Israel Masada Now U.N. Heritage Site
November 1st, 2002

By JASON KEYSER
Associated Press Writer

MASADA, Israel -- Hundreds of Israelis climbed this ancient hilltop fortress Thursday, where Jewish rebels chose suicide over capture by Roman troops, to celebrate its addition to a U.N. list of cultural treasures.
The Judean mountain promitory overlooking the Dead Sea is where where a last group of Jewish holdouts sought refuge from Roman legions who had already destroyed the Temple in Jerusalem.
Israeli soldiers now come here at the start of their military training to swear an oath to protect the country. Boys celebrate coming-of-age rituals here. Many come to pray.

Masada and the ancient Mediterranean port city of Acre in northern Israel were included in the World Heritage list of the United Nations Educational, Scientific and Cultural Organization last year -- the first two Israeli sites to make it onto the UNESCO list.
A plaque commemorating the Masada site was unveiled Thursday as dancers and musicians performed for diplomats, Cabinet ministers and nearby residents. The listing puts it on a par with the Great Wall of China and the Pyramids of Egypt. The UNESCO Heritage List of 730 sites in 125 countries is designed to protect the world's cultural and natural treasures, though it doesn't always work. Tamas Fejerdy, the Hungarian head of UNESCOs World Heritage Committee, said he hoped the recognition of Masada would "highlight the symbol both of Jewish culture and identity and more universally of the continuing human struggle between oppression and liberty."
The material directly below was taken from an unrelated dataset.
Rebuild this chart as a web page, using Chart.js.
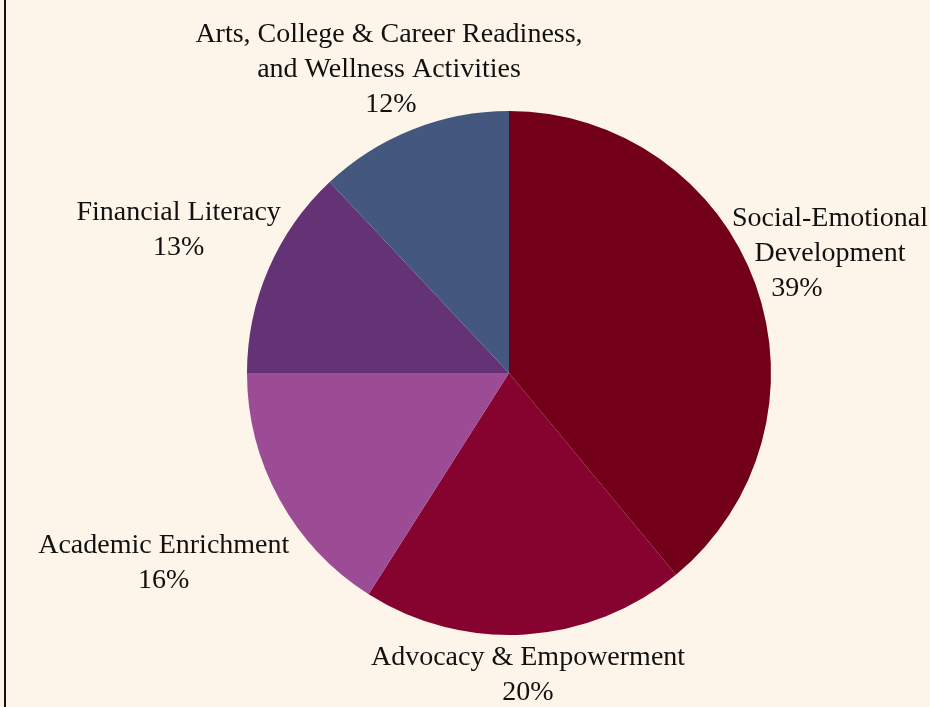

Emanuel Azmon, 73, first climbed the mountain in 1944 as part of a Jewish youth movement that set out to hike the entire historic Jewish homeland. "I had tears in my eyes to think of these people killing themselves instead of becoming slaves," Azmon said. "It symbolizes the desire for freedom at its extreme."
He has returned to Masada's crags many times since. Azmon, a geologist, brought his 16-year-old granddaughter Ruth on her first trip to the site on Thursday.

In A.D. 73, thousands of soldiers from the 12th Legion of the Roman army surrounded the fortress, where some 900 Jews, rebelling against Roman rule, were holed up. The massive earth ramp the Romans constructed to get a battering ram in striking distance of the walls is still clearly visible. The first archeologists here found Roman arrows and pottery. According to an account by Jewish historian Flavius Josephus, 10 of the surviving rebels decided on mass suicide rather than facing death or slavery. Half a century ago, Jewish archeologists rediscovered the place, which had for a time been home to Byzantine monks -- there's still an ancient church on the site -- before being deserted.
Israelis have vowed not to let Masada fall again. If challenged, Israel will not commit suicide but will fight to the death, said Avia Oann, 55, standing among the pillars. "We must learn from it, not to make the same mistake," she said.